Broadway Briefing has named Cole Escola the 2024 Broadway Showperson of the Year. Broadway Showperson of the Year is awarded to "the person or persons who most influenced Broadway this year."
2024 is the year that Cole Escola unveiled “Oh, Mary!,” creating an unmissable performance and a Broadway hit. It’s hard to believe that a year ago today, “Oh, Mary!” had only just announced an Off-Broadway run, with no revealed plans of a Broadway transfer. In fact, the producers have repeatedly stated they had no expectation of moving the show to Broadway. But Escola’s hilarious interpretation of Mary Todd Lincoln found a growing and enthusiastic audience and has served as a reminder that Broadway hits can come in many different forms.
Since opening Off-Broadway in February, and its subsequent Broadway transfer in June, “Oh, Mary!” has dominated a great deal of the theatrical conversation. Written by and starring Escola, the play has broken box-office records at the Lyceum Theatre and broken out of the typical Broadway conversation and into the greater cultural zeitgeist, as evidenced by their interviews on Jimmy Fallon, “The View,” “Watch What Happens” Live, and more. And how about riding that giant flamingo in the Macy’s Thanksgiving Day Parade?
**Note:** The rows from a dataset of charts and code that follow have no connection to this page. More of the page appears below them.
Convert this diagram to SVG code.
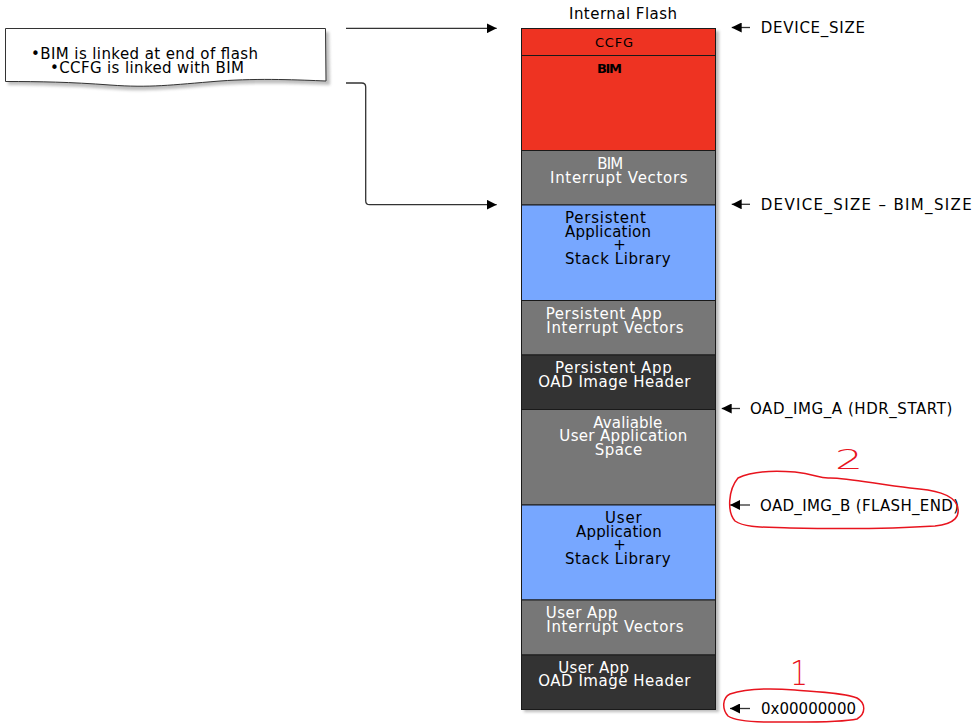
<svg xmlns="http://www.w3.org/2000/svg" width="977" height="724" viewBox="0 0 977 724">
<defs>
<style>
.t{font-family:"DejaVu Sans","Liberation Sans",sans-serif;font-size:15px;}
.w{fill:#ffffff;}
.b{fill:#000000;}
.bb{fill:#000000;}
.blk{stroke:#1a1a1a;stroke-width:1;}
.con{fill:none;stroke:#333333;stroke-width:1.3;}
.red{fill:none;stroke:#e8141e;stroke-width:1.5;stroke-linecap:round;stroke-linejoin:round;}
.hand{font-family:"DejaVu Sans","Liberation Sans",sans-serif;font-weight:200;fill:#e8141e;}
</style>
<marker id="ar" viewBox="0 0 10 10" refX="10" refY="5" markerWidth="10" markerHeight="10" markerUnits="userSpaceOnUse" orient="auto">
<path d="M0,0 L10,5 L0,10 Z" fill="#000"/>
</marker>
<filter id="sh" x="-10%" y="-10%" width="130%" height="130%">
<feGaussianBlur stdDeviation="1.5"/>
</filter>
</defs>
<rect width="977" height="724" fill="#ffffff"/>

<g id="note">
<path d="M8,32 L329,32 L330,85 C300,84 260,82 220,85 C170,89 150,92 110,89 C70,86 40,85 8,85 Z" fill="#888" opacity="0.55" filter="url(#sh)"/>
<path d="M5.5,28.5 L325.5,28.5 L326,81 C300,80 260,78 220,81 C170,85 150,88 110,85 C70,82 40,81.5 5.5,81.5 Z" fill="#ffffff" stroke="#333" stroke-width="1"/>
<text class="t b" x="31" y="59" textLength="227" lengthAdjust="spacing">•BIM is linked at end of flash</text>
<text class="t b" x="50" y="73.3" textLength="194" lengthAdjust="spacing">•CCFG is linked with BIM</text>
</g>

<g id="title">
<text class="t b" x="569" y="19.3" textLength="108" lengthAdjust="spacing">Internal Flash</text>
</g>

<rect x="524" y="31" width="195" height="681" fill="#777" opacity="0.5" filter="url(#sh)"/>

<g id="ccfg">
<rect class="blk" x="521.5" y="28.5" width="194" height="27" fill="#ee3322"/>
<text class="t bb" x="595" y="46.7" style="font-size:13px" textLength="38" lengthAdjust="spacing">CCFG</text>
</g>
<g id="bim">
<rect class="blk" x="521.5" y="55.5" width="194" height="95" fill="#ee3322"/>
<text class="t bb" x="597" y="73.3" style="font-size:13px;font-weight:bold" textLength="25" lengthAdjust="spacing">BIM</text>
</g>
<g id="bim-vectors">
<rect class="blk" x="521.5" y="150.5" width="194" height="54.5" fill="#777777"/>
<text class="t w" x="597.3" y="169.3" textLength="26" lengthAdjust="spacing">BIM</text>
<text class="t w" x="550" y="183" textLength="137.7" lengthAdjust="spacing">Interrupt Vectors</text>
</g>
<g id="persistent-app">
<rect class="blk" x="521.5" y="205" width="194" height="95.5" fill="#77a7ff"/>
<text class="t bb" x="565" y="222.7" textLength="81" lengthAdjust="spacing">Persistent</text>
<text class="t bb" x="565" y="236.7" textLength="86" lengthAdjust="spacing">Application</text>
<text class="t bb" x="613.3" y="250" textLength="11" lengthAdjust="spacing">+</text>
<text class="t bb" x="565" y="264" textLength="105.7" lengthAdjust="spacing">Stack Library</text>
</g>
<g id="persistent-vectors">
<rect class="blk" x="521.5" y="300.5" width="194" height="54.5" fill="#777777"/>
<text class="t w" x="545.7" y="319.3" textLength="116" lengthAdjust="spacing">Persistent App</text>
<text class="t w" x="546.3" y="332.7" textLength="137.4" lengthAdjust="spacing">Interrupt Vectors</text>
</g>
<g id="persistent-header">
<rect class="blk" x="521.5" y="355" width="194" height="54.5" fill="#333333"/>
<text class="t w" x="555" y="373.3" textLength="116.7" lengthAdjust="spacing">Persistent App</text>
<text class="t w" x="538.3" y="386.7" textLength="152" lengthAdjust="spacing">OAD Image Header</text>
</g>
<g id="available">
<rect class="blk" x="521.5" y="409.5" width="194" height="95.5" fill="#777777"/>
<text class="t w" x="593.3" y="427.7" textLength="69" lengthAdjust="spacing">Avaliable</text>
<text class="t w" x="559.3" y="441" textLength="128" lengthAdjust="spacing">User Application</text>
<text class="t w" x="594.7" y="455" textLength="47.6" lengthAdjust="spacing">Space</text>
</g>
<g id="user-app">
<rect class="blk" x="521.5" y="505" width="194" height="95" fill="#77a7ff"/>
<text class="t bb" x="605" y="522.7" textLength="36.7" lengthAdjust="spacing">User</text>
<text class="t bb" x="576" y="536.7" textLength="85.7" lengthAdjust="spacing">Application</text>
<text class="t bb" x="613.3" y="550" textLength="11" lengthAdjust="spacing">+</text>
<text class="t bb" x="565" y="564" textLength="105.7" lengthAdjust="spacing">Stack Library</text>
</g>
<g id="user-vectors">
<rect class="blk" x="521.5" y="600" width="194" height="55" fill="#777777"/>
<text class="t w" x="545.7" y="618.3" textLength="71.6" lengthAdjust="spacing">User App</text>
<text class="t w" x="546.3" y="631.7" textLength="137.4" lengthAdjust="spacing">Interrupt Vectors</text>
</g>
<g id="user-header">
<rect class="blk" x="521.5" y="655" width="194" height="54.5" fill="#333333"/>
<text class="t w" x="558.3" y="672.7" textLength="70.7" lengthAdjust="spacing">User App</text>
<text class="t w" x="538.3" y="686" textLength="152" lengthAdjust="spacing">OAD Image Header</text>
</g>

<g id="connectors">
<path class="con" d="M346,28.3 L496.7,28.3" marker-end="url(#ar)"/>
<path class="con" d="M346,83 L361.7,83 Q365.7,83 365.7,87 L365.7,200.7 Q365.7,204.7 369.7,204.7 L496.7,204.7" marker-end="url(#ar)"/>
<path class="con" d="M750,27.5 L731.7,27.5" marker-end="url(#ar)"/>
<path class="con" d="M750,204.3 L731.7,204.3" marker-end="url(#ar)"/>
<path class="con" d="M740,408.5 L721.7,408.5" marker-end="url(#ar)"/>
<path class="con" d="M750,505 L730,505" marker-end="url(#ar)"/>
<path class="con" d="M750,708.5 L730,708.5" marker-end="url(#ar)"/>
</g>

<g id="labels">
<text class="t b" x="760.7" y="33" textLength="104.3" lengthAdjust="spacing">DEVICE_SIZE</text>
<text class="t b" x="760.7" y="209.5" textLength="211" lengthAdjust="spacing">DEVICE_SIZE  –  BIM_SIZE</text>
<text class="t b" x="750" y="414" textLength="202.3" lengthAdjust="spacing">OAD_IMG_A (HDR_START)</text>
<text class="t b" x="760" y="510.5" textLength="199" lengthAdjust="spacing">OAD_IMG_B (FLASH_END)</text>
<text class="t b" x="761" y="714" textLength="95" lengthAdjust="spacing">0x00000000</text>
</g>

<g id="annotations">
<text class="hand" x="835" y="469" style="font-size:27px" textLength="28" lengthAdjust="spacingAndGlyphs">2</text>
<path class="red" d="M738,478 C750,472 770,470 795,472 C815,474 820,479 830,478 C850,478 880,485 910,488 C935,490 952,494 957,505 C961,516 955,524 935,526 C890,529 840,529 790,528 C765,527 745,528 735,521 C727,512 728,490 738,478 Z"/>
<text class="hand" x="790" y="685" style="font-size:34px" textLength="18" lengthAdjust="spacingAndGlyphs">1</text>
<path class="red" d="M730,694 C745,689 770,688 795,690 C820,692 845,693 857,698 C866,703 866,714 857,719 C840,723 800,722 770,722 C750,722 735,721 728,716 C722,709 722,698 730,694 Z"/>
</g>
</svg>
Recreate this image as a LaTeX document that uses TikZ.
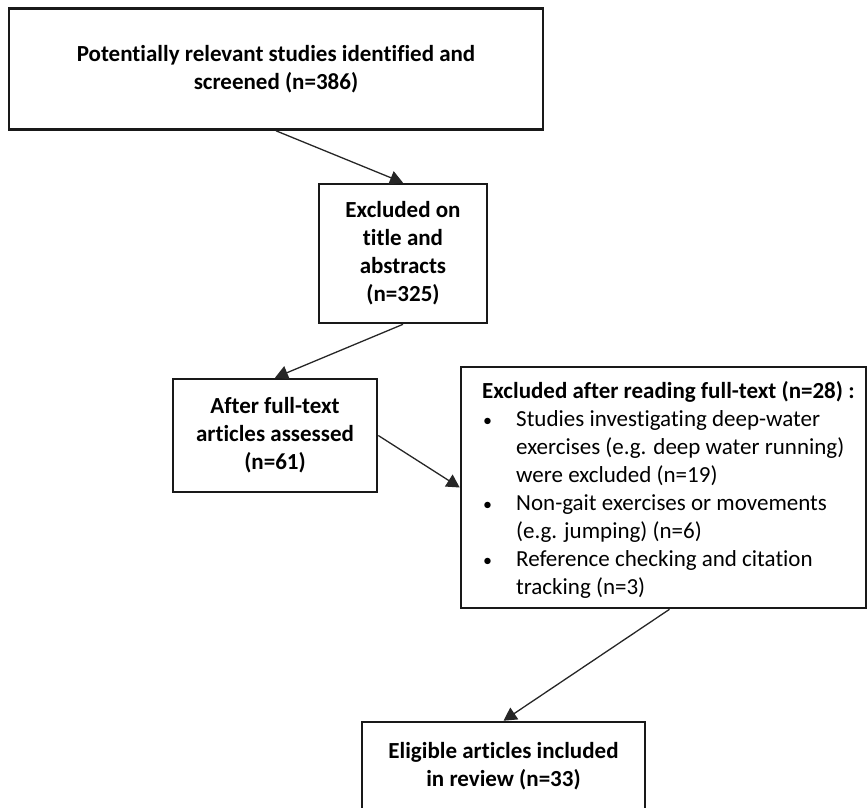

They were named to the 2024 Time100 Next list; won this year’sSam Norkin Off-Broadway Award from the Drama Desk, the Outer Critic Circle's John Gassner Award for New American Play by a new playwright (as well as tying for Best Actor) a number of Dorian Awards (including LGBTQ Theater Artist of the Season), among other recognitions; walked the carpet of the Met Gala and more. GQ referred to Cole as "The Toast of Broadway,” and, in their "Reason’s to Love New York Right Now” list, New York Magazine proclaimed: “[Number] 23. Because No One’s Doing Better Than Cole Escola.”
For all of these reasons, Cole Escola is Broadway Briefing’s 2024 Broadway Showperson of the Year.
A tribute to Cole Escola, by Bowen Yang
Cole Escola being this season’s Showperson of the Year is an easy choice. Which is not to say that it’s lazy! It’s just simple. It’s uncomplicated. It’s as effortless as Cole is, because among all the circles of which Cole is the tangential Venn-diagram overlap, that’s the consensus: Cole Escola makes it look easy.
Anyone who’s seen them perform, in whatever medium, has experienced a euphoric feeling of discovery, of knowing from their limbic brain that they will be forever obsessed with the person they’re watching. It’s a phenomenon that’s been happening night after night at “Oh, Mary!,” for the past year that the show has been on and off Broadway. Or, slightly less recently, it’s happened for over a decade among audiences who discovered Cole through solo shows at the Duplex, videos that predated “queer comedy,” film and TV credits within every prestige or short films that were self-made with a devastating beauty. To be in awe of Cole in whatever context has been a consistent thing. It affirms the idea that what they have, what they do and who they are come very naturally to them.
Let’s start with what Cole has: a peerless work ethic, a gorgeous ass, a playful sense of aesthetics. Possessing any of those can be unwieldy, but never with Cole. They know their inventory, and they assure everyone that there’s plenty of everything. Their mind is a well-plumbed fountain of jokes that are so elegant and accessible that other comedians will think, “What a great joke even I could have written!” But they didn’t, because Cole did, and aren’t they the lucky ones for being in the audience?
Then there’s what Cole does: They write virtuosically for themselves and others, they collaborate on a vision that becomes shared, they prove that a Broadway show can be as hard-comedy as a standup special and as sensational as a blockbuster film. “Oh, Mary!” is both a madcap biography of someone else as well as a beautiful work of autofiction about Cole’s own inner life. They do these things easily, and somehow we take none of it for granted.
And then there’s who Cole is: a lifeline of a friend, a chic vegan, an impeccable dresser. They are a connective force in our entropic culture, and they are always in pursuit of something dishonorably noble (or nobly dishonorable). Cole is an endless series of great days. And great days are never hard, always easy.
Congratulations to Cole. I hope I get to see “Les Mis” in Dutch with them again at least seven more times in this life.